In 2011, the Washington State Legislature enacted the Foreclosure Fairness Mediation Act.

This Act was passed in part to combat Bank’s reluctance to deal fairly and directly with homeowner’s who are seeking loan modification, deed in lieu of foreclosure, and other loss mitigation options.

One of the requirements of the Act is that prior to starting the foreclosure process, the beneficiary (meaning the lender or bank/financial institution that owns the promissory note and deed of trust) must attempt to contact the homeowner regarding potential work outs as an alternative to foreclosure.

This contact is usually in the form of a letter also known as a notice of pre-foreclosure options letter.  If you respond to the letter within thirty days, you can elect to meet directly with the beneficiary.  The meeting is also known as a “meet and confer.”  Often times, it is possible to obtain a loan modification or other work out.

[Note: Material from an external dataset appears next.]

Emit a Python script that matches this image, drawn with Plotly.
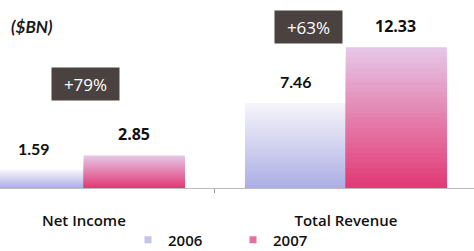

If the “meet and confer” is not successful, it is also possible to go to “mediation.”  The Washington Department of Commerce oversees the mediation program.  To request mediation, you need to speak with an attorney or authorized housing counselor.

Mediation differs from the “meet and confer” in that a Mediator is assigned by the Department of Commerce to assist both the homeowner and the beneficiary.  Often this process can be successful where the “meet and confer” was not because it is more guided and controlled.  Further, if the beneficiary does not negotiate in good faith, it can be a defense to the foreclosure.

The Foreclosure Fairness Mediation Act has been a positive development for homeowners in getting an opportunity to sit down with the beneficiary and determine if a loan modification or some other work out is possible.